Pictures stay out. Extract the lines below from the first one through the line with "equal_line_end = 1.255", both included.

Start of Recorded data

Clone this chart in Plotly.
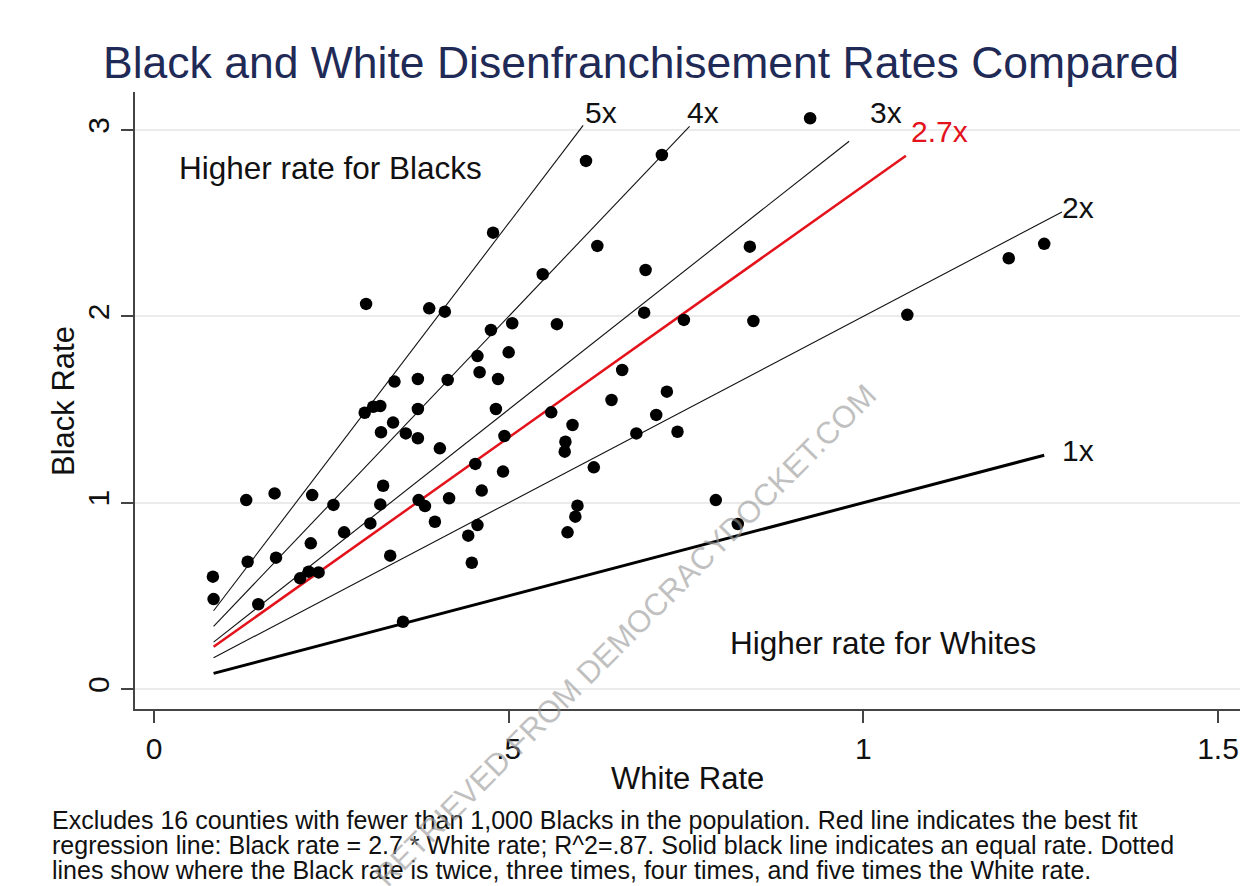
import plotly.graph_objects as go

# ---- data ----
white_rate = [0.083, 0.084, 0.130, 0.132, 0.147, 0.170, 0.172, 0.206, 0.218, 0.232,
              0.221, 0.223, 0.253, 0.268, 0.299, 0.297, 0.309, 0.319, 0.305, 0.319,
              0.323, 0.320, 0.333, 0.337, 0.339, 0.351, 0.355, 0.372, 0.372, 0.372,
              0.373, 0.382, 0.388, 0.396, 0.403, 0.410, 0.414, 0.416, 0.443, 0.448,
              0.453, 0.456, 0.456, 0.459, 0.462, 0.475, 0.478, 0.482, 0.485, 0.492,
              0.494, 0.500, 0.505, 0.548, 0.560, 0.568, 0.579, 0.580, 0.583, 0.590,
              0.594, 0.597, 0.609, 0.620, 0.625, 0.645, 0.660, 0.680, 0.691, 0.693,
              0.708, 0.716, 0.723, 0.738, 0.747, 0.792, 0.823, 0.840, 0.845, 0.925,
              1.062, 1.205, 1.255]
black_rate = [0.603, 0.483, 1.014, 0.683, 0.455, 1.050, 0.705, 0.594, 0.630, 0.626,
              0.782, 1.041, 0.988, 0.841, 2.067, 1.483, 1.515, 1.519, 0.889, 0.991,
              1.091, 1.378, 0.716, 1.430, 1.650, 0.361, 1.372, 1.346, 1.503, 1.664,
              1.014, 0.982, 2.043, 0.898, 1.292, 2.025, 1.659, 1.024, 0.823, 0.678,
              1.208, 0.880, 1.787, 1.700, 1.065, 1.927, 2.449, 1.503, 1.664, 1.167,
              1.358, 1.807, 1.963, 2.226, 1.485, 1.958, 1.274, 1.327, 0.841, 1.417,
              0.925, 0.984, 2.834, 1.190, 2.378, 1.551, 1.712, 1.372, 2.020, 2.249,
              1.471, 2.866, 1.596, 1.381, 1.981, 1.014, 0.886, 2.374, 1.975, 3.063,
              2.008, 2.312, 2.389]

ratio_multipliers = [5, 4, 3, 2]
ratio_labels = ["5x", "4x", "3x", "2x"]
ratio_line_start = 0.084
ratio_line_end = [0.605, 0.755, 0.98, 1.28]

equal_multiplier = 1
equal_label = "1x"
equal_line_end = 1.255

fit_slope = 2.7
fit_label = "2.7x"
fit_line_end = 1.06

x_tick_vals = [0, 0.5, 1, 1.5]
x_tick_text = ["0", ".5", "1", "1.5"]
y_tick_vals = [0, 1, 2, 3]
y_tick_text = ["0", "1", "2", "3"]

title_text = "Black and White Disenfranchisement Rates Compared"
caption_lines = [
    "Excludes 16 counties with fewer than 1,000 Blacks in the population. Red line indicates the best fit",
    "regression line: Black rate = 2.7 * White rate; R^2=.87. Solid black line indicates an equal rate. Dotted",
    "lines show where the Black rate is twice, three times, four times, and five times the White rate.",
]
watermark_text = "RETRIEVED FROM DEMOCRACYDOCKET.COM"

FONT = "Liberation Sans, Arial, Helvetica, sans-serif"

# page geometry (the page body has an 8px margin)
OFF = 8
FIG_W, FIG_H = 1248 - OFF, 886 - OFF
PL, PR, PT, PB = 135, 1240, 92, 709  # plot area in screenshot pixels


def paper_x(px):
    return (px - PL) / (PR - PL)


def paper_y(py):
    return (PB - py) / (PB - PT)


fig = go.Figure()

# reference ratio lines
for m, xe in zip(ratio_multipliers, ratio_line_end):
    fig.add_trace(go.Scatter(
        x=[ratio_line_start, xe], y=[m * ratio_line_start, m * xe],
        mode="lines", line=dict(color="#111111", width=1.1),
        hoverinfo="skip", showlegend=False))

# equal-rate line
fig.add_trace(go.Scatter(
    x=[ratio_line_start, equal_line_end],
    y=[equal_multiplier * ratio_line_start, equal_multiplier * equal_line_end],
    mode="lines", line=dict(color="#000000", width=3),
    hoverinfo="skip", showlegend=False))

# regression line
fig.add_trace(go.Scatter(
    x=[ratio_line_start, fit_line_end],
    y=[fit_slope * ratio_line_start, fit_slope * fit_line_end],
    mode="lines", line=dict(color="#e3121b", width=2.5),
    hoverinfo="skip", showlegend=False))

# counties
fig.add_trace(go.Scatter(
    x=white_rate, y=black_rate, mode="markers",
    marker=dict(color="#000000", size=12.5, line=dict(width=0)),
    showlegend=False))

annotations = []
label_pos = {
    "5x": (0.630, 3.092), "4x": (0.774, 3.092), "3x": (1.032, 3.092),
    "2x": (1.303, 2.582), "1x": (1.303, 1.278),
}
for lab in ratio_labels + [equal_label]:
    x, y = label_pos[lab]
    annotations.append(dict(x=x, y=y, xref="x", yref="y", text=lab, showarrow=False,
                            font=dict(family=FONT, size=30, color="#111111"),
                            xanchor="center", yanchor="middle"))
annotations.append(dict(x=1.108, y=2.99, xref="x", yref="y", text=fit_label, showarrow=False,
                        font=dict(family=FONT, size=30, color="#e3121b"),
                        xanchor="center", yanchor="middle"))
annotations.append(dict(x=0.2495, y=2.797, xref="x", yref="y", text="Higher rate for Blacks",
                        showarrow=False, font=dict(family=FONT, size=31.5, color="#111111"),
                        xanchor="center", yanchor="middle"))
annotations.append(dict(x=1.028, y=0.247, xref="x", yref="y", text="Higher rate for Whites",
                        showarrow=False, font=dict(family=FONT, size=31.5, color="#111111"),
                        xanchor="center", yanchor="middle"))

# axis titles
annotations.append(dict(x=paper_x(687), y=paper_y(778), xref="paper", yref="paper",
                        text="White Rate", showarrow=False,
                        font=dict(family=FONT, size=31, color="#111111"),
                        xanchor="center", yanchor="middle"))
annotations.append(dict(x=paper_x(63), y=paper_y(401), xref="paper", yref="paper",
                        text="Black Rate", showarrow=False, textangle=-90,
                        font=dict(family=FONT, size=31, color="#111111"),
                        xanchor="center", yanchor="middle"))

# caption lines
for i, line in enumerate(caption_lines):
    annotations.append(dict(x=paper_x(50), y=paper_y(820 + 25 * i),
                            xref="paper", yref="paper", text=line, showarrow=False,
                            font=dict(family=FONT, size=25, color="#111111"),
                            xanchor="left", yanchor="middle", align="left"))

# source watermark
annotations.append(dict(x=paper_x(625), y=paper_y(635), xref="paper", yref="paper",
                        text=watermark_text, showarrow=False, textangle=-45,
                        font=dict(family=FONT, size=31, color="rgba(150,150,150,0.6)"),
                        xanchor="center", yanchor="middle"))

fig.update_layout(
    width=FIG_W, height=FIG_H,
    paper_bgcolor="white", plot_bgcolor="white",
    margin=dict(l=PL - OFF, r=(FIG_W + OFF) - PR, t=PT - OFF, b=886 - PB),
    title=dict(text=title_text, x=(641 - OFF) / FIG_W, xanchor="center", xref="container",
               y=1 - (62 - OFF) / FIG_H, yanchor="middle", yref="container",
               font=dict(family=FONT, size=44.5, color="#1f2a56")),
    annotations=annotations,
    font=dict(family=FONT, color="#111111"),
)

fig.update_xaxes(
    range=[-0.0268, 1.531], tickvals=x_tick_vals, ticktext=x_tick_text,
    showgrid=False, zeroline=False, showline=True, linecolor="#444444", linewidth=1.5,
    ticks="outside", ticklen=12, tickcolor="#444444", tickwidth=1.5,
    tickfont=dict(family=FONT, size=30, color="#111111"), ticklabelstandoff=0,
)
fig.update_yaxes(
    range=[-0.107, 3.204], tickvals=y_tick_vals, ticktext=y_tick_text, tickangle=-90,
    showgrid=True, gridcolor="#ebebeb", gridwidth=1.5, zeroline=False,
    showline=True, linecolor="#444444", linewidth=1.5,
    ticks="outside", ticklen=12, tickcolor="#444444", tickwidth=1.5,
    tickfont=dict(family=FONT, size=30, color="#111111"), ticklabelstandoff=0,
)

fig.write_html("out.html")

End of Recorded data

Solution to this exercise ::
Clone this chart in Plotly.
import plotly.graph_objects as go

# ---- data ----
white_rate = [0.083, 0.084, 0.130, 0.132, 0.147, 0.170, 0.172, 0.206, 0.218, 0.232,
              0.221, 0.223, 0.253, 0.268, 0.299, 0.297, 0.309, 0.319, 0.305, 0.319,
              0.323, 0.320, 0.333, 0.337, 0.339, 0.351, 0.355, 0.372, 0.372, 0.372,
              0.373, 0.382, 0.388, 0.396, 0.403, 0.410, 0.414, 0.416, 0.443, 0.448,
              0.453, 0.456, 0.456, 0.459, 0.462, 0.475, 0.478, 0.482, 0.485, 0.492,
              0.494, 0.500, 0.505, 0.548, 0.560, 0.568, 0.579, 0.580, 0.583, 0.590,
              0.594, 0.597, 0.609, 0.620, 0.625, 0.645, 0.660, 0.680, 0.691, 0.693,
              0.708, 0.716, 0.723, 0.738, 0.747, 0.792, 0.823, 0.840, 0.845, 0.925,
              1.062, 1.205, 1.255]
black_rate = [0.603, 0.483, 1.014, 0.683, 0.455, 1.050, 0.705, 0.594, 0.630, 0.626,
              0.782, 1.041, 0.988, 0.841, 2.067, 1.483, 1.515, 1.519, 0.889, 0.991,
              1.091, 1.378, 0.716, 1.430, 1.650, 0.361, 1.372, 1.346, 1.503, 1.664,
              1.014, 0.982, 2.043, 0.898, 1.292, 2.025, 1.659, 1.024, 0.823, 0.678,
              1.208, 0.880, 1.787, 1.700, 1.065, 1.927, 2.449, 1.503, 1.664, 1.167,
              1.358, 1.807, 1.963, 2.226, 1.485, 1.958, 1.274, 1.327, 0.841, 1.417,
              0.925, 0.984, 2.834, 1.190, 2.378, 1.551, 1.712, 1.372, 2.020, 2.249,
              1.471, 2.866, 1.596, 1.381, 1.981, 1.014, 0.886, 2.374, 1.975, 3.063,
              2.008, 2.312, 2.389]

ratio_multipliers = [5, 4, 3, 2]
ratio_labels = ["5x", "4x", "3x", "2x"]
ratio_line_start = 0.084
ratio_line_end = [0.605, 0.755, 0.98, 1.28]

equal_multiplier = 1
equal_label = "1x"
equal_line_end = 1.255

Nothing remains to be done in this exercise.